■ **Direction**
Print the entries below exactly as they appear, from the first line up to and including the line with "-- (b4.south east);". Do not print any pictures.
start Material for the task
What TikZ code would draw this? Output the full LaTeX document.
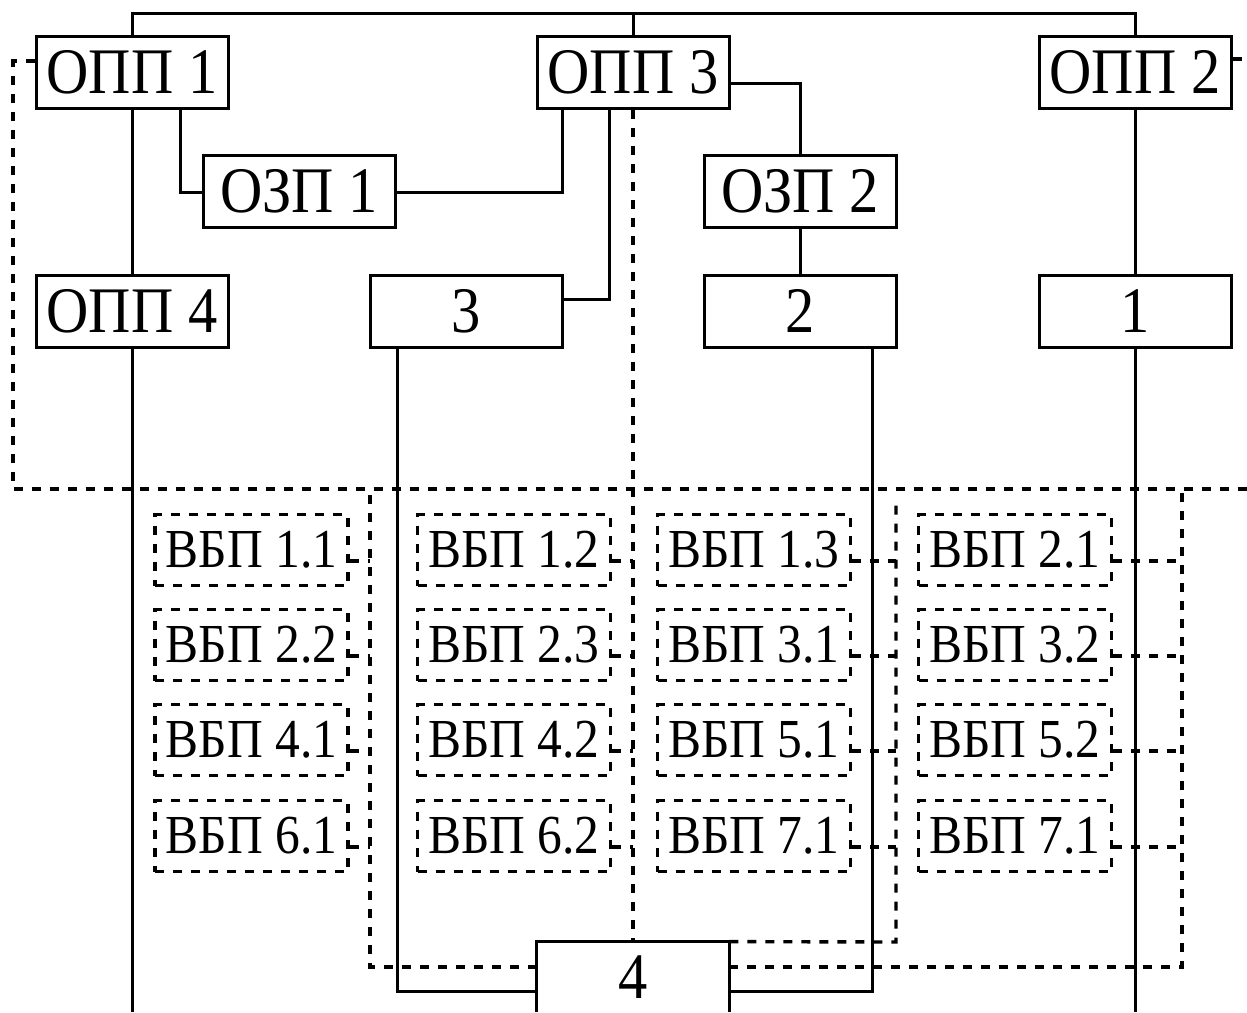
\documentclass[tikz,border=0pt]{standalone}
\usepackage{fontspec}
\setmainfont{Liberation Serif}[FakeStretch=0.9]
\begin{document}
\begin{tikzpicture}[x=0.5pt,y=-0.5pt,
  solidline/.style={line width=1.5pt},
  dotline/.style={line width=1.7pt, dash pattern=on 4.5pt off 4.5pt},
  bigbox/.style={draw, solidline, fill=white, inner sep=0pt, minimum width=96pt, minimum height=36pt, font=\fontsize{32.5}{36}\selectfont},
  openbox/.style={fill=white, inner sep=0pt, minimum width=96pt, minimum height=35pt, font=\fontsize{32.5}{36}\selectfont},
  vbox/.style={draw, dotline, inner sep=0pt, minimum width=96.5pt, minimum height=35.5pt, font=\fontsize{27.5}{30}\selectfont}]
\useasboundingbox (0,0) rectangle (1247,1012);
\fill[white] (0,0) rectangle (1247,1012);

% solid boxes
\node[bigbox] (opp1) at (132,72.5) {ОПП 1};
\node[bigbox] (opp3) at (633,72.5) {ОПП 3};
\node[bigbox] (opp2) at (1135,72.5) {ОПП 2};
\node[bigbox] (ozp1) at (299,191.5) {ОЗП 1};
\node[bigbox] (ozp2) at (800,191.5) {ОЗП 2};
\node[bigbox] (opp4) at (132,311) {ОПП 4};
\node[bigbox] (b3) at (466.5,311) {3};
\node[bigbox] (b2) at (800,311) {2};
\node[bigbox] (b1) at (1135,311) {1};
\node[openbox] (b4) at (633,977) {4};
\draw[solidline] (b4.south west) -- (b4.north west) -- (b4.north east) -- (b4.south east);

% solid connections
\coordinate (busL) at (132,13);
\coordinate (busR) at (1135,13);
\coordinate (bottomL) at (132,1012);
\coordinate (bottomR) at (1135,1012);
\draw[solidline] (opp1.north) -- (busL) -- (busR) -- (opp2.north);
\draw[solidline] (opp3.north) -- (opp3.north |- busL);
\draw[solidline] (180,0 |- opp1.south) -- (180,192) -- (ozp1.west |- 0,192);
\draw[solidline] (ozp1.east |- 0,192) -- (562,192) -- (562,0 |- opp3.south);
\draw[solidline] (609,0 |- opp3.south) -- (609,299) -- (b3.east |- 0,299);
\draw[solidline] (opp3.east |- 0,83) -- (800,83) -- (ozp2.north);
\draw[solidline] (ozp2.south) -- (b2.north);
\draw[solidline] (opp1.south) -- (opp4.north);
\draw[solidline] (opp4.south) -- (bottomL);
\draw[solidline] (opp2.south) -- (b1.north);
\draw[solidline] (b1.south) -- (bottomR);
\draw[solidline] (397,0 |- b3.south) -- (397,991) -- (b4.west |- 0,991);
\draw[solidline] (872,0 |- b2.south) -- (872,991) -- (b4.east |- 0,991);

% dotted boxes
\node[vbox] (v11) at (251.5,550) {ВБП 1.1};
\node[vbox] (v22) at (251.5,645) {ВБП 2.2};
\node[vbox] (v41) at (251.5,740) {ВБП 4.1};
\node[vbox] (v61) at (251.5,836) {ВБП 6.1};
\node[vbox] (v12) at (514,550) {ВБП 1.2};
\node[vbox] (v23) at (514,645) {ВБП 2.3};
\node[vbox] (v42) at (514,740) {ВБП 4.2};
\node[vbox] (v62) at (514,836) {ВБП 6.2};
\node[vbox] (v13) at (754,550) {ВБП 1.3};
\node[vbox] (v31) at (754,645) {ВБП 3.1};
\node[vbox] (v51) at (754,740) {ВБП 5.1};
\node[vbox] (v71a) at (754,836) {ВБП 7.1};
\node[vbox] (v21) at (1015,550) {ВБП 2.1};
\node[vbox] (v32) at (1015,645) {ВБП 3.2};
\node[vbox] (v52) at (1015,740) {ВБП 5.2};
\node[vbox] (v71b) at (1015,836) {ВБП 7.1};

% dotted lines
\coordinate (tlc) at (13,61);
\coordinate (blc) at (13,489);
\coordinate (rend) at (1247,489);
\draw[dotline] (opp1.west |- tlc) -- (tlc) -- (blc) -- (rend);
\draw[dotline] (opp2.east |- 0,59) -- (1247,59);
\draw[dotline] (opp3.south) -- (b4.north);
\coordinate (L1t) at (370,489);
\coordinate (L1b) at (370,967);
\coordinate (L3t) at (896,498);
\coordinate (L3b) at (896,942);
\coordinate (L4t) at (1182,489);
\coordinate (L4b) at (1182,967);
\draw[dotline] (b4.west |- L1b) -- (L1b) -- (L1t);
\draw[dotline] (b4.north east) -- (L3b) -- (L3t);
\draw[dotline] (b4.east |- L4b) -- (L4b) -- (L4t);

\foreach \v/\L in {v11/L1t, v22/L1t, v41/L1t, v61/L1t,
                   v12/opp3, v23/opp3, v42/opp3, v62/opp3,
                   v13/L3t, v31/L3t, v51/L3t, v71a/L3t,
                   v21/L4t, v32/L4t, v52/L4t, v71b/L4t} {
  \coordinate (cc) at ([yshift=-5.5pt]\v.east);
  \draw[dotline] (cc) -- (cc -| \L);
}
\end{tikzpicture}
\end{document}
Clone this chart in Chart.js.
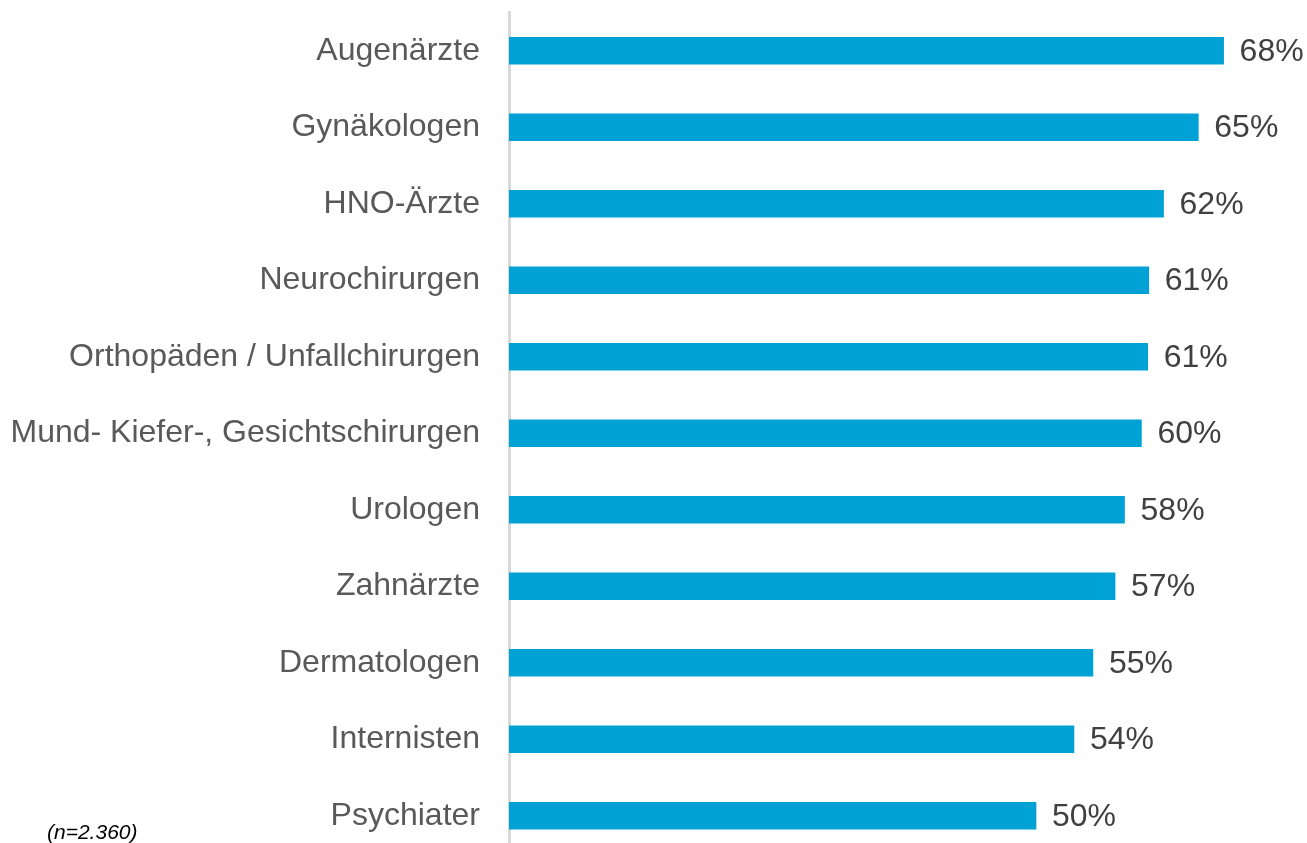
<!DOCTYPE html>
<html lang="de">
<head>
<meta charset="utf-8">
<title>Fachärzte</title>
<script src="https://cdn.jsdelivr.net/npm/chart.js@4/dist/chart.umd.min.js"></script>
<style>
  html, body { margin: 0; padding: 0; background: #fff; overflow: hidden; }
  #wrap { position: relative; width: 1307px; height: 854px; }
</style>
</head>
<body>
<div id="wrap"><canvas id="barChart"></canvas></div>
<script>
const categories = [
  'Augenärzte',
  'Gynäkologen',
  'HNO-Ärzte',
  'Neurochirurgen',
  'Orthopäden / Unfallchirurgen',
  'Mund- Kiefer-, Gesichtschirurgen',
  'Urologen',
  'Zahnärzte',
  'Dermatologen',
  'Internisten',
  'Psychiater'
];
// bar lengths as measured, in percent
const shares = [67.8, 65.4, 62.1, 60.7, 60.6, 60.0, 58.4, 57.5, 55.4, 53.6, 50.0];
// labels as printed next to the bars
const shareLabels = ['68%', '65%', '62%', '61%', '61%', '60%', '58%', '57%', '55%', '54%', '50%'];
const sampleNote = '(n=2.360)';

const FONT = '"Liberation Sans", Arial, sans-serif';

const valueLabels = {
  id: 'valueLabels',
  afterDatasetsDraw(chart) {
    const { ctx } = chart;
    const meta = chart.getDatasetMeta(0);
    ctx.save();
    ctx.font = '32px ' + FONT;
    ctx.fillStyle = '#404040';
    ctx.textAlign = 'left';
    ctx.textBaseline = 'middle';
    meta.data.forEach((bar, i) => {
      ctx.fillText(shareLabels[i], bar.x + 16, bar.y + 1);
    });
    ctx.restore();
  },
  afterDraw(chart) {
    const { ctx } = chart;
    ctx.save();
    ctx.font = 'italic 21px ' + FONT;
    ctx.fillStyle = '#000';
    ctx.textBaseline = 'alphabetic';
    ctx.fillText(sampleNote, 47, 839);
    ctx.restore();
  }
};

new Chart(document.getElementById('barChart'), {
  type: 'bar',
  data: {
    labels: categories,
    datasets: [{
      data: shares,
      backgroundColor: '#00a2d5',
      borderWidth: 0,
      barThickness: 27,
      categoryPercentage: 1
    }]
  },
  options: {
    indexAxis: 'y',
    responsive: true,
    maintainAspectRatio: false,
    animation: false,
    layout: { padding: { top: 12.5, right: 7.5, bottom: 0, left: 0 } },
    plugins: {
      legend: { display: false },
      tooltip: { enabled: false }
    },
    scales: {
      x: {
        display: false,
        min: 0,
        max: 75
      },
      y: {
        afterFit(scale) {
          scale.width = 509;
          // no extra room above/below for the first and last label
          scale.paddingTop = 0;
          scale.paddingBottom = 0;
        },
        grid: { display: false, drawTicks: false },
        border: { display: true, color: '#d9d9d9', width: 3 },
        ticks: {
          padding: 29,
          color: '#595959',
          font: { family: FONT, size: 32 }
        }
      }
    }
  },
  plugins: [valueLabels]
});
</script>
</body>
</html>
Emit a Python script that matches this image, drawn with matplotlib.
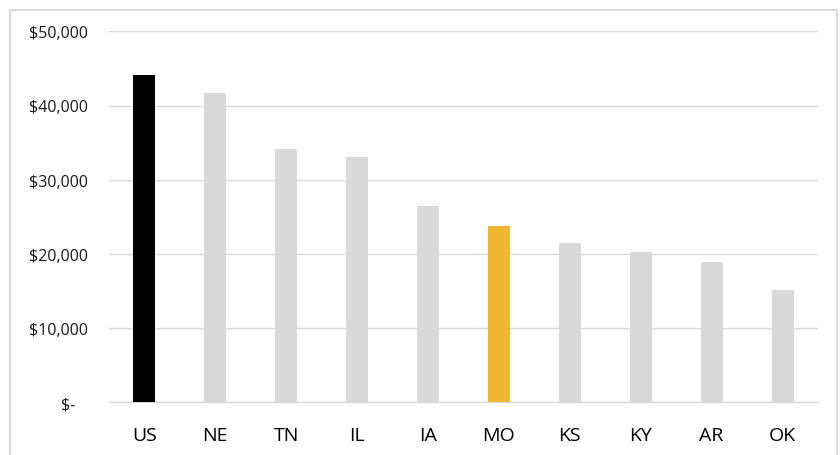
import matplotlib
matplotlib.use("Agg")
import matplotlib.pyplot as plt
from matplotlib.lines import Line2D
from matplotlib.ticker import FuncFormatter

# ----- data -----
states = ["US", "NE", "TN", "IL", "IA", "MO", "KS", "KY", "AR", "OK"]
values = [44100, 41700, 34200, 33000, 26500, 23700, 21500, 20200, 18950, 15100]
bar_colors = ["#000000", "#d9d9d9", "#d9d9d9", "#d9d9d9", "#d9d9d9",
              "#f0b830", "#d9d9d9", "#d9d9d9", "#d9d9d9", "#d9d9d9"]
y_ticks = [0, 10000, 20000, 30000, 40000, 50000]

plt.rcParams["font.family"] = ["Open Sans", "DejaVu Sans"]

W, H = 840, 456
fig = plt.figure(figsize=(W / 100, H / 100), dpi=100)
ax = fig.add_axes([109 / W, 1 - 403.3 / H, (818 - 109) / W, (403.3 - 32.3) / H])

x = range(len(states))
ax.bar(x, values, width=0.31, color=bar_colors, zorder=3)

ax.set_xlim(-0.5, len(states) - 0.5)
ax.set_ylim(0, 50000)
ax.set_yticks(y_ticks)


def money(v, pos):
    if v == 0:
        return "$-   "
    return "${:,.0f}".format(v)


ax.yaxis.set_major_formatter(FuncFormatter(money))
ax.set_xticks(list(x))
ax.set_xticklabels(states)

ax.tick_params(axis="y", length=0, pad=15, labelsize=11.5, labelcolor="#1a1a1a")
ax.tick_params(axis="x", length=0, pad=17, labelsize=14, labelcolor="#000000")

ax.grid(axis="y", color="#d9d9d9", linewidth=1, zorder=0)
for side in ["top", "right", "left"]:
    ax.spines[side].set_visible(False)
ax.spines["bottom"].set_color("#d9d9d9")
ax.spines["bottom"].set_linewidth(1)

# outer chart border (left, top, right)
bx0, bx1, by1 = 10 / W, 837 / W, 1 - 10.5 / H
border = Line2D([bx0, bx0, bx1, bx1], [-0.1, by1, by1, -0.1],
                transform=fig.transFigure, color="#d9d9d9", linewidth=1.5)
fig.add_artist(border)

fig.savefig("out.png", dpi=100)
end Material for the task
■ **Answer to the task**
What TikZ code would draw this? Output the full LaTeX document.
\documentclass[tikz,border=0pt]{standalone}
\usepackage{fontspec}
\setmainfont{Liberation Serif}[FakeStretch=0.9]
\begin{document}
\begin{tikzpicture}[x=0.5pt,y=-0.5pt,
  solidline/.style={line width=1.5pt},
  dotline/.style={line width=1.7pt, dash pattern=on 4.5pt off 4.5pt},
  bigbox/.style={draw, solidline, fill=white, inner sep=0pt, minimum width=96pt, minimum height=36pt, font=\fontsize{32.5}{36}\selectfont},
  openbox/.style={fill=white, inner sep=0pt, minimum width=96pt, minimum height=35pt, font=\fontsize{32.5}{36}\selectfont},
  vbox/.style={draw, dotline, inner sep=0pt, minimum width=96.5pt, minimum height=35.5pt, font=\fontsize{27.5}{30}\selectfont}]
\useasboundingbox (0,0) rectangle (1247,1012);
\fill[white] (0,0) rectangle (1247,1012);

% solid boxes
\node[bigbox] (opp1) at (132,72.5) {ОПП 1};
\node[bigbox] (opp3) at (633,72.5) {ОПП 3};
\node[bigbox] (opp2) at (1135,72.5) {ОПП 2};
\node[bigbox] (ozp1) at (299,191.5) {ОЗП 1};
\node[bigbox] (ozp2) at (800,191.5) {ОЗП 2};
\node[bigbox] (opp4) at (132,311) {ОПП 4};
\node[bigbox] (b3) at (466.5,311) {3};
\node[bigbox] (b2) at (800,311) {2};
\node[bigbox] (b1) at (1135,311) {1};
\node[openbox] (b4) at (633,977) {4};
\draw[solidline] (b4.south west) -- (b4.north west) -- (b4.north east) -- (b4.south east);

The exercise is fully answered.